“Non puoi più essere quello che eri”. Questo verso di Charles Ramuz in quella “Histoire du soldat” scritta durante la Prima guerra mondiale e messa in musica da Igor Stravinskij, dovrebbe essere lo slogan dell’eurozona, se non della stessa Unione europea, a una settimana dal secondo accordo per “salvare” (non si comprende bene da cosa e da chi) la Grecia. Nei primi giorni si è bevuto molto “Cremant”, il prosecco francese che si produce in Alsazia, Borgogna e nella regione di Bordeaux, ma non dello Champagne (bottiglie di “Veuve Clicquot” non sarebbero state in linea con l‘”austerity” di rigore). Adesso, però, è il momento di riflettere sulle implicazioni.
Il primo accordo – quello del 9 maggio 2009 – era un brutto colpo alla carta fondamentale dell’eurozona (il Trattato di Maastricht) che vieta salvataggi e, se fosse stata in vigore, avrebbe costretto il Banco di Napoli e il Banco di Sicilia a chiudere i battenti, svendere gli immobili e portare dal rigattiere i mobili di ufficio e le macchine da scrivere. Dopo il secondo, l’eurozona è un “ferito a morte”, come il titolo del romanzo che rese celebre l’allora giovane Raffaele La Capria.
La ristrutturazione del debito della Grecia è la più vasta effettuata in epoca moderna in tempo di pace in uno Stato industriale a economia di mercato. I creditori subiranno mediamente una perdita del 75%, rispetto al 76,8% accusato con la ristrutturazione del debito dell’Argentina e all’89% con quella dell’Iraq. I calcoli sono stati inviati ai propri clienti da Gramercy, la finanziaria americana maggiormente coinvolta nella ristrutturazione del debito argentino. Quindi, un gruppo che se ne intende. Se la ristrutturazione va in porto (mancano alcuni tasselli, di cui stranamente la stampa, anche quella economica, non scrive), la Grecia potrà, d’un sol colpo, tagliare 106 miliardi di euro da uno stock totale di debito di 373 miliardi di debito.

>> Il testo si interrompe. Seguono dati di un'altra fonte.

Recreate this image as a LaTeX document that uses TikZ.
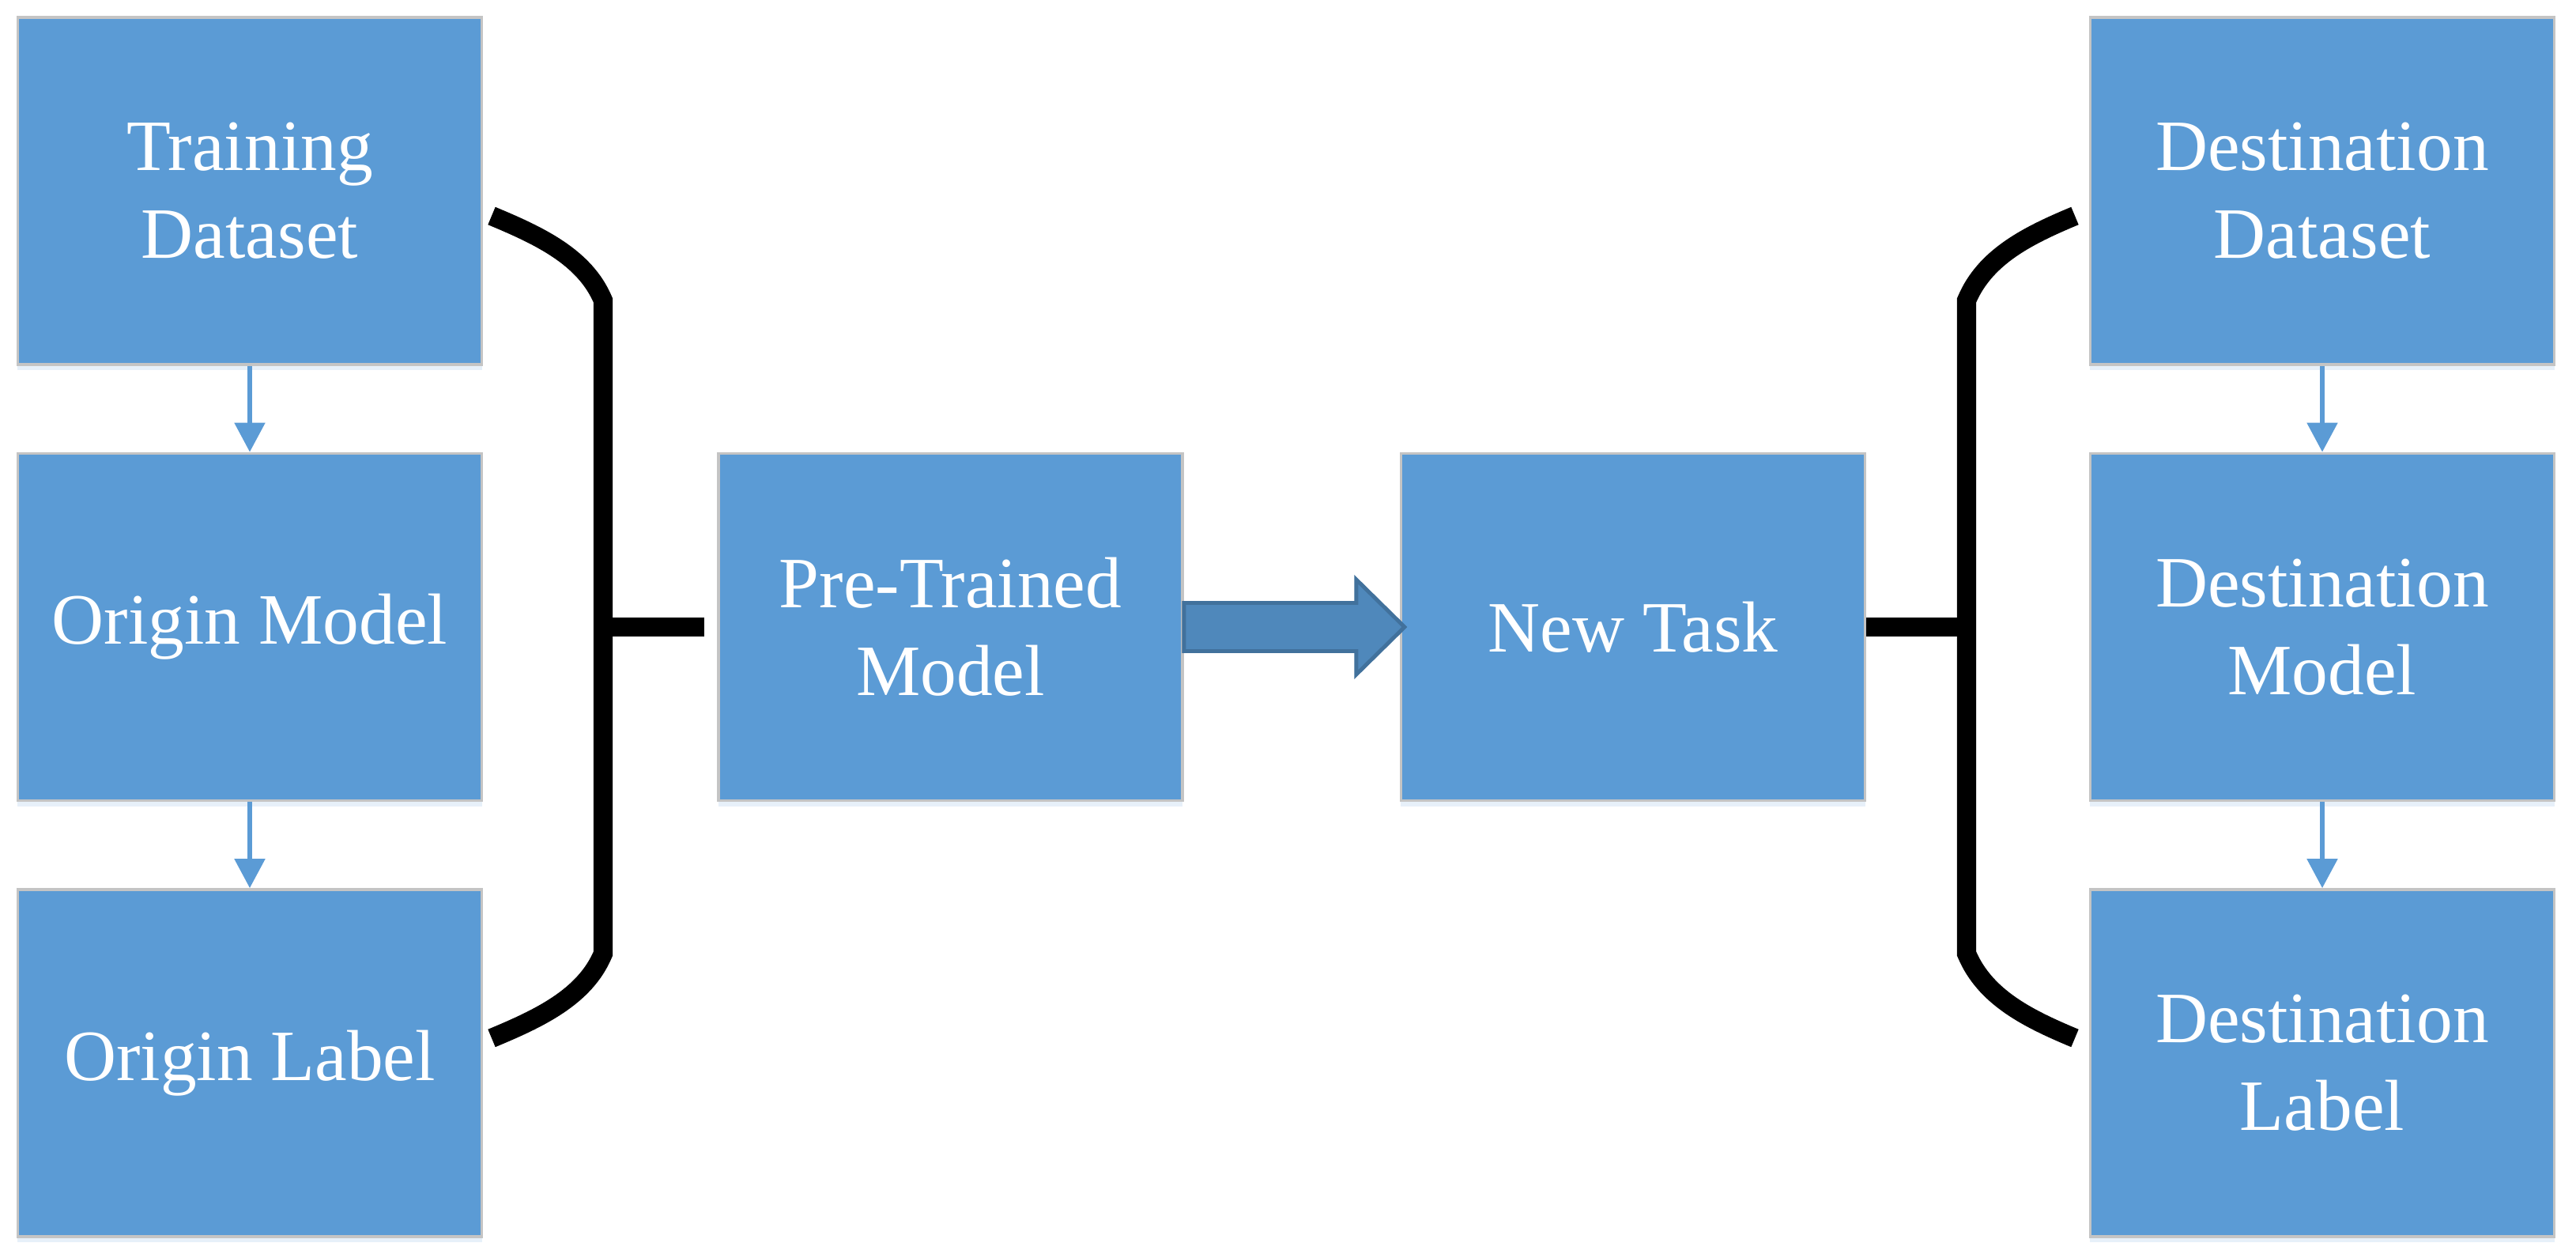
\documentclass[tikz,border=0pt]{standalone}
\usepackage{fontspec}
\setmainfont{Liberation Serif}
\usetikzlibrary{arrows.meta,shadows}
\definecolor{boxblue}{HTML}{5B9BD5}
\definecolor{boxgray}{HTML}{C4C4C4}
\definecolor{arrfill}{HTML}{4F88BB}
\definecolor{arrline}{HTML}{41719C}
\tikzset{
  blk/.style={rectangle, fill=boxblue, draw=boxgray, line width=1pt,
    minimum width=5.87cm, minimum height=4.39cm, inner sep=0pt,
    text=white, align=center, font=\fontsize{26}{31.5}\selectfont,
    drop shadow={shadow xshift=0cm, shadow yshift=-0.07cm, fill=boxblue, opacity=0.15}},
  flow/.style={draw=boxblue, line width=1.5pt, -{Triangle[length=10.5pt,width=10.8pt]}},
  brk/.style={draw=black, line width=6.9pt},
  bar/.style={draw=black, line width=6.9pt},
  barrow/.style={fill=arrfill, draw=arrline, line width=1.4pt, line join=miter}
}
\begin{document}
\begin{tikzpicture}[x=0.01cm,y=-0.01cm]
\useasboundingbox (0,0) rectangle (3259,1591);
% left column
\node[blk] (td) at (316,241.5) {Training\\Dataset};
\node[blk] (om) at (316,793) {Origin Model};
\node[blk] (ol) at (316,1344.5) {Origin Label};
% middle
\node[blk] (pt) at (1202.5,793) {Pre-Trained\\Model};
\node[blk] (nt) at (2066,793) {New Task};
% right column
\node[blk] (dd) at (2938,241.5) {Destination\\Dataset};
\node[blk] (dm) at (2938,793) {Destination\\Model};
\node[blk] (dl) at (2938,1344.5) {Destination\\Label};
% vertical flows
\draw[flow] (td.south) -- (om.north);
\draw[flow] (om.south) -- (ol.north);
\draw[flow] (dd.south) -- (dm.north);
\draw[flow] (dm.south) -- (dl.north);
% left bracket
\coordinate (lt) at (622,273);
\coordinate (lvt) at (763,380);
\coordinate (lvb) at (763,1206);
\coordinate (lb) at (622,1313);
\coordinate (lm) at (763,793);
\draw[brk] (lt) .. controls (682,298) and (740,325) .. (lvt) -- (lvb)
  .. controls (740,1261) and (682,1288) .. (lb);
\draw[bar] (lm) -- ([xshift=-0.16cm]pt.west);
% right bracket
\coordinate (rt) at (2625,273);
\coordinate (rvt) at (2488,380);
\coordinate (rvb) at (2488,1206);
\coordinate (rb) at (2625,1313);
\coordinate (rm) at (2488,793);
\draw[brk] (rt) .. controls (2565,298) and (2511,325) .. (rvt) -- (rvb)
  .. controls (2511,1261) and (2565,1288) .. (rb);
\draw[bar] (nt.east) -- (rm);
% block arrow
\path (pt.east) coordinate (as);
\draw[barrow] (as) ++(0,-30.5) -- ++(218,0) -- ++(0,-29.5) -- ++(61,60)
  -- ++(-61,60) -- ++(0,-29.5) -- ++(-218,0) -- cycle;
\end{tikzpicture}
\end{document}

Altri Stati dell’eurozona sono alla ricerca di un “taglia-debito” (Irlanda, Portogallo, Spagna e – perché no? – Italia). Visto il precedente della Grecia, cosa impedisce loro di chiedere un trattamento analogo? L’orgoglio nazionale, si potrebbe rispondere. Ma con l’orgoglio non si frena la piazza e non si cede, alle prime elezioni, il governo all’opposizione. Soprattutto, non si mangia.
Tanto più che i precedenti non mancano. Quando nel 1987 scoppiò la crisi del debito messicano, da Città del Messico si tentò, dapprima, un’impossibile procedura fallimentare (non esiste un diritto commerciale internazionale che regola i fallimenti di Stati) e, successivamente, una maxi-operazione di salvataggio, poiché l’insolvenza avrebbe travolto il fior fiore delle grandi banche americane. Altri Stati dell’America Latina, prima, e di altri continenti, poi, si accodarono sino a giungere a una soluzione articolata su flessibilità dei cambi – in certi casi ritorno all’inconvertibilità – e programmi di insolvenze pilotate con i “Brady Bonds” e altri strumenti. Dieci anni dopo, vicende analoghe ci furono con lo scoppio della bomba del debito della Corea del Sud – da locale la crisi divenne “asiatica”, con cambi fluttuanti e quant’altro.
In un’unione monetaria imperfetta e traballante come quella europea, ciò vorrebbe dire intonare il “Requiem”, sempre che non si faccia ricorso a proposte astute, come quella di André Cabanne, di avere un sistema duale: monete nazionali per la transazioni interne e l’euro per quelle con il resto dell’eurozona e del mondo. In effetti, dell’unione monetaria tanto cara a Delors, Ciampi e altri resterebbe ben poco: un capitolo nei libri di storia economica.
L’alternativa consisterebbe nel fare un doppio salto mortale con capriola: correre all’unione politica (andando ben al di là del Fiscal Compact) e definire trasferimenti di lungo periodo dalle aree ad alto reddito a quelle in ritardo di sviluppo. Come in Italia si fa da sempre nei confronti del Mezzogiorno e in Francia (per la Corsica e l’Auvergne) in base e meccanismi democratici.
Con lingue, culture e secoli di storia differenti, è l’Europa pronta a farlo? C’è da dubitarne.